Der Gesetzesvorschlag wird von einer Koalition aus Anti-Raucher/Anti-Tabak-Gruppierungen und einem Verbund isländischer Mediziner (Icelandic Medical Association) unterstützt. Fridleifsdottir geht es vor allem darum, Kinder und Jugendlichen davon abzuhalten, dass sie irgendwann zu Zigaretten greifen. Sie war bereits Initiatorin der bisher gültigen Anti-Raucher-Gesetzgebung. Aufklärungskampagnen in Schulen und in sozialen Netzwerken sollen der jüngeren Generation ermöglichen, die negativen Folgen des Rauchens zu begreifen. Pädagogik alleine reiche aber nicht.

Preispolitik

Zunächst will Fridleifsdottir die Zigarettenpreise erhöhen, jährlich um zehn Prozent. Für den Erfolg dieser Maßnahme legt sie Zahlen vor, wonach eine zehnprozentige Erhöhung zu einer 4- bis 8-prozentigen Reduktion des Tabakkonsums führt.

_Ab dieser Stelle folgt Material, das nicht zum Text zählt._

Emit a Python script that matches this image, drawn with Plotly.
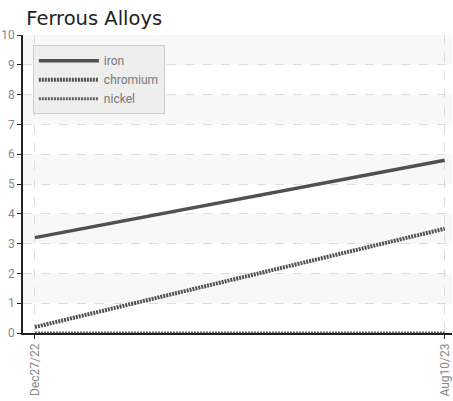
import plotly.graph_objects as go

dates = ["2022-12-27", "2023-08-10"]
date_labels = ["Dec27/22", "Aug10/23"]
iron = [3.2, 5.8]
chromium = [0.2, 3.5]
nickel = [0.0, 0.0]
y_ticks = list(range(0, 11))
bands = [(1, 2), (3, 4), (5, 6), (7, 8), (9, 10)]

fig = go.Figure()
fig.add_trace(go.Scatter(x=dates, y=iron, name="iron", mode="lines",
                         line=dict(color="#505050", width=3.5)))
fig.add_trace(go.Scatter(x=dates, y=chromium, name="chromium", mode="lines",
                         line=dict(color="#505050", width=4, dash="2px,1px")))
fig.add_trace(go.Scatter(x=dates, y=nickel, name="nickel", mode="lines",
                         line=dict(color="#606060", width=3, dash="2px,1px")))

for y0, y1 in bands:
    fig.add_shape(type="rect", xref="paper", yref="y", x0=0, x1=1, y0=y0, y1=y1,
                  fillcolor="#f8f8f8", line_width=0, layer="below")

tickfont = dict(family="Roboto, sans-serif", size=12, color="#888888")

fig.update_layout(
    width=453, height=401,
    margin=dict(l=23, r=1, t=35, b=68, autoexpand=False),
    paper_bgcolor="white", plot_bgcolor="white",
    title=dict(text="Ferrous Alloys", x=0.058, xanchor="left", y=0.955, yanchor="middle",
               pad=dict(l=0, r=0, t=0, b=0),
               font=dict(family="DejaVu Sans", size=19.5, color="#222222")),
    legend=dict(x=0.023, y=0.966, xanchor="left", yanchor="top",
                bgcolor="#eeeeee", bordercolor="#cccccc", borderwidth=1,
                font=dict(family="Roboto, sans-serif", size=12, color="#777777"),
                tracegroupgap=0, itemwidth=60),
    showlegend=True,
)
fig.update_xaxes(
    range=["2022-12-20 10:00", "2023-08-14"],
    tickvals=dates, ticktext=date_labels, tickangle=-90,
    tickfont=tickfont, automargin=False, ticklabeloverflow="allow",
    showgrid=True, gridcolor="#dddddd", griddash="dash", gridwidth=1,
    showline=True, linecolor="#222222", linewidth=1.5,
    ticks="outside", ticklen=4, tickcolor="#222222",
    zeroline=False,
)
fig.update_yaxes(
    range=[0, 10], tickvals=y_ticks,
    tickfont=tickfont, automargin=False, ticklabeloverflow="allow",
    showgrid=True, gridcolor="#dddddd", griddash="dash", gridwidth=1,
    showline=True, linecolor="#222222", linewidth=1.5,
    ticks="outside", ticklen=4, tickcolor="#222222",
    zeroline=False,
)

fig.write_html("out.html", config={"displayModeBar": False},
               post_script="document.body.style.margin='0';document.body.style.padding='0';")
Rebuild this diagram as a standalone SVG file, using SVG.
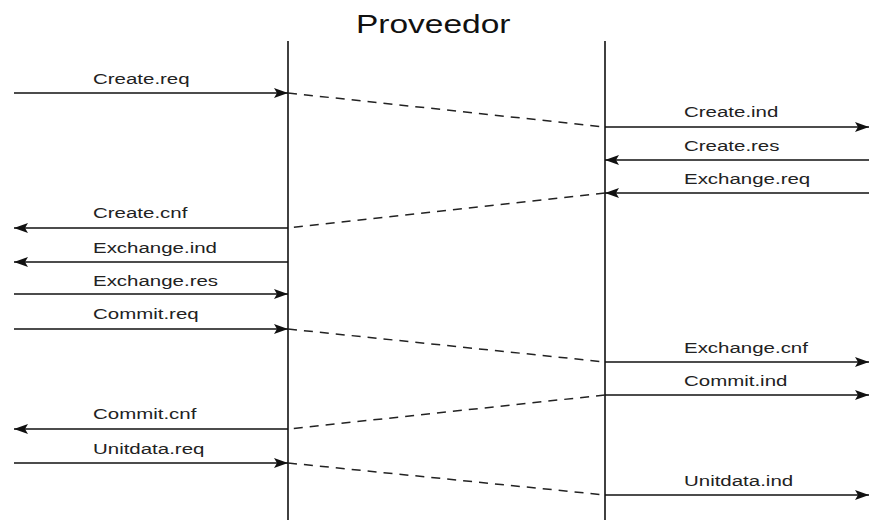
<svg xmlns="http://www.w3.org/2000/svg" width="870" height="520" viewBox="0 0 870 520">
<defs>
<marker id="ah" markerUnits="userSpaceOnUse" markerWidth="16" markerHeight="12" refX="14" refY="5" orient="auto">
<path d="M0,0 L14,5 L0,10 L3,5 Z" fill="#111"/>
</marker>
</defs>
<style>
.lbl{font-family:"Liberation Sans",Arial,sans-serif;font-size:15.5px;fill:#222}
.ttl{font-family:"Liberation Sans",Arial,sans-serif;font-size:25px;fill:#111}
.life{stroke:#111;stroke-width:1.6;fill:none}
.msg{stroke:#111;stroke-width:1.6;fill:none;marker-end:url(#ah)}
.dash{stroke:#222;stroke-width:1.5;fill:none;stroke-dasharray:9 7}
</style>
<rect width="870" height="520" fill="#fff"/>
<g id="title"><text class="ttl" transform="translate(356,33) scale(1.34,1)">Proveedor</text></g>
<g id="lifeline-left"><line class="life" x1="288" y1="41" x2="288" y2="520"/></g>
<g id="lifeline-right"><line class="life" x1="605" y1="41" x2="605" y2="520"/></g>
<g id="connectors">
<line class="msg" x1="14" y1="93" x2="288" y2="93"/>
<line class="msg" x1="288" y1="228" x2="14" y2="228"/>
<line class="msg" x1="288" y1="262" x2="14" y2="262"/>
<line class="msg" x1="14" y1="294" x2="288" y2="294"/>
<line class="msg" x1="14" y1="329" x2="288" y2="329"/>
<line class="msg" x1="288" y1="429" x2="14" y2="429"/>
<line class="msg" x1="14" y1="463" x2="288" y2="463"/>
<line class="msg" x1="605" y1="127" x2="869" y2="127"/>
<line class="msg" x1="869" y1="160" x2="605" y2="160"/>
<line class="msg" x1="869" y1="193" x2="605" y2="193"/>
<line class="msg" x1="605" y1="362" x2="869" y2="362"/>
<line class="msg" x1="605" y1="395" x2="869" y2="395"/>
<line class="msg" x1="605" y1="495" x2="869" y2="495"/>
<line class="dash" x1="288" y1="93" x2="605" y2="127"/>
<line class="dash" x1="605" y1="193" x2="288" y2="228"/>
<line class="dash" x1="288" y1="329" x2="605" y2="362"/>
<line class="dash" x1="605" y1="395" x2="288" y2="429"/>
<line class="dash" x1="288" y1="463" x2="605" y2="495"/>
</g>
<g id="labels">
<text class="lbl" transform="translate(93,84) scale(1.32,1)">Create.req</text>
<text class="lbl" transform="translate(93,218) scale(1.32,1)">Create.cnf</text>
<text class="lbl" transform="translate(93,253) scale(1.32,1)">Exchange.ind</text>
<text class="lbl" transform="translate(93,286) scale(1.32,1)">Exchange.res</text>
<text class="lbl" transform="translate(93,319) scale(1.32,1)">Commit.req</text>
<text class="lbl" transform="translate(93,419) scale(1.32,1)">Commit.cnf</text>
<text class="lbl" transform="translate(93,454) scale(1.32,1)">Unitdata.req</text>
<text class="lbl" transform="translate(684,117) scale(1.32,1)">Create.ind</text>
<text class="lbl" transform="translate(684,151) scale(1.32,1)">Create.res</text>
<text class="lbl" transform="translate(684,184) scale(1.32,1)">Exchange.req</text>
<text class="lbl" transform="translate(684,353) scale(1.32,1)">Exchange.cnf</text>
<text class="lbl" transform="translate(684,386) scale(1.32,1)">Commit.ind</text>
<text class="lbl" transform="translate(684,486) scale(1.32,1)">Unitdata.ind</text>
</g>
</svg>
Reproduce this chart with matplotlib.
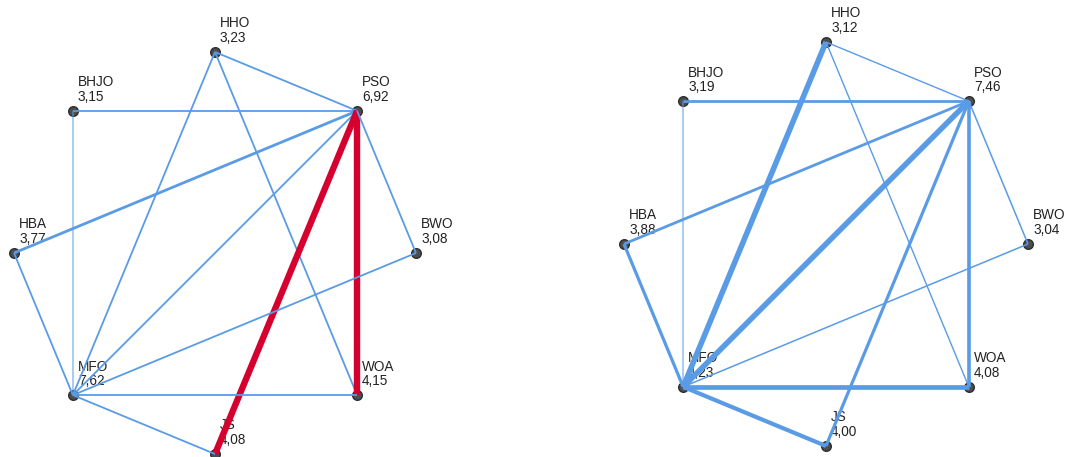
import numpy as np
import matplotlib
matplotlib.use("Agg")
import matplotlib.pyplot as plt

# ---- data ----
nodes = ["HHO", "PSO", "BWO", "WOA", "JS", "MFO", "HBA", "BHJO"]
values_left = [3.23, 6.92, 3.08, 4.15, 4.08, 7.62, 3.77, 3.15]
values_right = [3.12, 7.46, 3.04, 4.08, 4.00, 4.23, 3.88, 3.19]

# (a, b, weight)
edges_left = [
    ("HHO", "PSO", 2), ("HHO", "MFO", 2), ("HHO", "WOA", 2),
    ("BHJO", "PSO", 2), ("BHJO", "MFO", 1), ("PSO", "HBA", 3),
    ("PSO", "MFO", 2), ("PSO", "JS", 5), ("PSO", "WOA", 5),
    ("PSO", "BWO", 2), ("HBA", "MFO", 2), ("MFO", "BWO", 2),
    ("MFO", "WOA", 2), ("MFO", "JS", 2),
]
highlight_left = [("PSO", "JS"), ("PSO", "WOA")]

edges_right = [
    ("HHO", "PSO", 1.5), ("HHO", "MFO", 5), ("HHO", "WOA", 1.5),
    ("BHJO", "PSO", 3), ("BHJO", "MFO", 1), ("PSO", "HBA", 3),
    ("PSO", "MFO", 5), ("PSO", "JS", 3.2), ("PSO", "WOA", 3.6),
    ("PSO", "BWO", 1.7), ("HBA", "MFO", 3.2), ("MFO", "BWO", 1.7),
    ("MFO", "WOA", 4.6), ("MFO", "JS", 4.2),
]
highlight_right = []

BLUE = "#5A9BE6"
RED = "#D5002E"

plt.rcParams["font.family"] = ["Liberation Sans", "DejaVu Sans"]

fig = plt.figure(figsize=(10.73, 4.57), dpi=100)
ax = fig.add_axes([0, 0, 1, 1])
ax.set_xlim(0, 1073)
ax.set_ylim(457, 0)
ax.axis("off")


def lw_of(w):
    return {1: 1.1, 1.5: 1.0, 1.7: 1.1, 2: 1.3, 3: 2.0, 3.2: 2.3, 3.6: 2.6,
            4.2: 3.0, 4.6: 3.4, 5: 4.0}[w]


def draw_panel(cx, cy, r, values, edges, highlight):
    n = len(nodes)
    angles = np.pi / 2 - 2 * np.pi * np.arange(n) / n
    pos = {name: (cx + r * np.cos(a), cy - r * np.sin(a)) for name, a in zip(nodes, angles)}
    for name, v in zip(nodes, values):
        x, y = pos[name]
        ax.scatter([x], [y], s=48, color="#4D4D4D", edgecolor="#2E2E2E", linewidth=1.0, zorder=2)
        ax.text(x + 5, y - 7, f"{name}\n{v:.2f}".replace(".", ","), fontsize=9.8,
                color="#222222", ha="left", va="bottom", linespacing=1.05, zorder=3)
    for a, b, w in edges:
        (x1, y1), (x2, y2) = pos[a], pos[b]
        hi = (a, b) in highlight
        color = RED if hi else BLUE
        lw = 4.6 if hi else lw_of(w)
        alpha = 0.65 if w == 1 else 1.0
        ax.plot([x1, x2], [y1, y2], color=color, lw=lw, alpha=alpha,
                solid_capstyle="butt", zorder=4)


draw_panel(215, 253, 201, values_left, edges_left, highlight_left)
draw_panel(826, 244, 202, values_right, edges_right, highlight_right)

fig.savefig("out.png", dpi=100)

Am Ende des Zehnjahresplans würden sie dann so "billig wie nie" verteilt, eben über Apotheken auf Rezept, so Thorarinn Gudnason, Präsident der isländischen Kardiologengemeinschaft, gegenüber dem Guardian - Suchtkranke sollten nicht extra besteuert werden:

Under our plan, smokers who are given prescriptions will be diagnosed as addicts, and we don't think the government should tax addicts.

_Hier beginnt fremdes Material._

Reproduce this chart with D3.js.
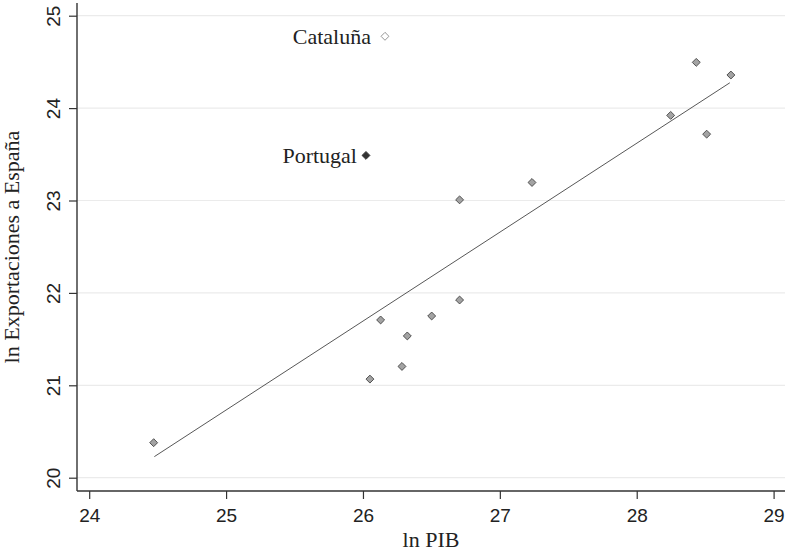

Die bisherigen Preise für Zigaretten entsprächen nicht den tatsächlichen Kosten für die Gesellschaft:

A packet currently costs around 1,000 krona [£5.50], but if you factor in the cost of sick leave, reduced productivity due to smoking breaks and premature retirement on health grounds, it should really be 3,000 krona.

Das süchtige Verlangen nach Zigaretten vergleicht Gudnason mit der Heroinsucht, nicht was die Nebeneffekte anbelangt, aber den Grad der Sucht und wie schnell sie den Konsumenten beherrscht. Künftig sollen seiner Auffassung nach Zigaretten wie Arzneimittel lizensiert werden, was zur Folge hätte, dass sie aufgrund bekannter möglicher Folgen, wie Lungenkrebs, COPD und Herzinfarkte, möglicherweise gar nicht auf den Markt kämen, so Gudnason, der damit einen möglichen Weg anspricht, den Verkauf von Zigaretten letzlich (im Zwanzigjahresplan?) ganz zu verbieten.

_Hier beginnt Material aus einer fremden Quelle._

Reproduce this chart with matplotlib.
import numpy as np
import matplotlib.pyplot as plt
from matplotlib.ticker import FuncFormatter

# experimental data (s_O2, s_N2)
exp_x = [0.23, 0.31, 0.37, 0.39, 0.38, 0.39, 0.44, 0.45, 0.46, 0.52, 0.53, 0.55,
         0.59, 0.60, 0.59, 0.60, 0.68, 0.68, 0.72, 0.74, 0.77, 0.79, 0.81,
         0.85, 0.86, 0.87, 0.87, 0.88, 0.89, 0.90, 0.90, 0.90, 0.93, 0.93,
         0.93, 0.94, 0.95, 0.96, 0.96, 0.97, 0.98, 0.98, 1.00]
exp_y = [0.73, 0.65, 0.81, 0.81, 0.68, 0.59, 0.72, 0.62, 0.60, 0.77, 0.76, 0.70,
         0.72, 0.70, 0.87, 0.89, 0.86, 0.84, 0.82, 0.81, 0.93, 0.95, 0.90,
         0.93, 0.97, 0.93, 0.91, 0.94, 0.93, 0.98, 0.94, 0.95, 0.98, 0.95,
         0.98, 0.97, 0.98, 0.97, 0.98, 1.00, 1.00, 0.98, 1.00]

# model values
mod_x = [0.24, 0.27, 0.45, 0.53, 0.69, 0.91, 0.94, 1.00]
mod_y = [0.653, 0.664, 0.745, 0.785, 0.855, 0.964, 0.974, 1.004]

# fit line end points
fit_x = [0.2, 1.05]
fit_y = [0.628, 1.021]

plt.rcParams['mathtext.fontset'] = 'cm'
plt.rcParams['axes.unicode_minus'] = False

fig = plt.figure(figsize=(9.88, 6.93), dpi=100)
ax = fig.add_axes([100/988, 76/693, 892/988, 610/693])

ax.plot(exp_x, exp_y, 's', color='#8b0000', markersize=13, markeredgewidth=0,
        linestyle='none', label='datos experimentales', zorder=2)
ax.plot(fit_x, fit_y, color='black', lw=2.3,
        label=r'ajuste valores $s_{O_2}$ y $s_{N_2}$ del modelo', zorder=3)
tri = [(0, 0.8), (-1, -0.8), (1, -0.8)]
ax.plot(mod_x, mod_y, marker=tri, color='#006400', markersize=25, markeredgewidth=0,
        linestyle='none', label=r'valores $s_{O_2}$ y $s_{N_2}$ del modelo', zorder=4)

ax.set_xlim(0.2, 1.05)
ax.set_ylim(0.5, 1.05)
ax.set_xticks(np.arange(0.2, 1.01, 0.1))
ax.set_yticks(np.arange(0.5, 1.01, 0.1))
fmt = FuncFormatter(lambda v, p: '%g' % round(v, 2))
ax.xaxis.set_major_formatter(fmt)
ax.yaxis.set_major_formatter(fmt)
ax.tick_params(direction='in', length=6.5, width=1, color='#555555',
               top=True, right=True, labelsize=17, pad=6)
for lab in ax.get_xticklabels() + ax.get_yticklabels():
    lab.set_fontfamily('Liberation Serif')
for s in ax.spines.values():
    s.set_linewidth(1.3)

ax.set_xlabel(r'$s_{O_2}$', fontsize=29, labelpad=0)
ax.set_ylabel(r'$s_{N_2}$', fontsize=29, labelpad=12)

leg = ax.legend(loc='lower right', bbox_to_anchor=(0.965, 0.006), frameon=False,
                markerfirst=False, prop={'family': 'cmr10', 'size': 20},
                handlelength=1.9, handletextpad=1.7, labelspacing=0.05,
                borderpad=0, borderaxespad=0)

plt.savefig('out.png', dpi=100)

Auch er verweist auf vergleichsweise hohe Zahlen der Todesfälle durch Krankheiten, deren Entstehung durch übermäßigen Tabaksgenuss befördert wird. In Island würden jährlich 1.500 Menschen sterben und 300 davon durch Krankheiten, wie die oben geschilderten.

That's 20% of all deaths. We think that our proposals could lead to a significant reduction in smoking-related deaths - perhaps down to just 100 annually.

Dass man in Island die "Raucherquote" in den letzten 20 Jahren von 30% auf 15% halbieren konnte, wird mit der erhöhten Besteuerung in Zusammenhang gebracht. Dazu käme, dass sich die Isländer, die der Finanzkrise von 2008 besonders stark ausgesetzt waren, die hohen Preise für Zigaretten nicht mehr leisten wollten.

Als zusätzliche Sanktionsmöglichkeit bringt der isländische Kardiologenverbandschef das Beispiel schwedischer Ärztekollegen ins Spiel. Dort würden sich Chirurgen weigern, Raucher zu operieren, weil deren Sucht die Heilungschancen verschlechtert.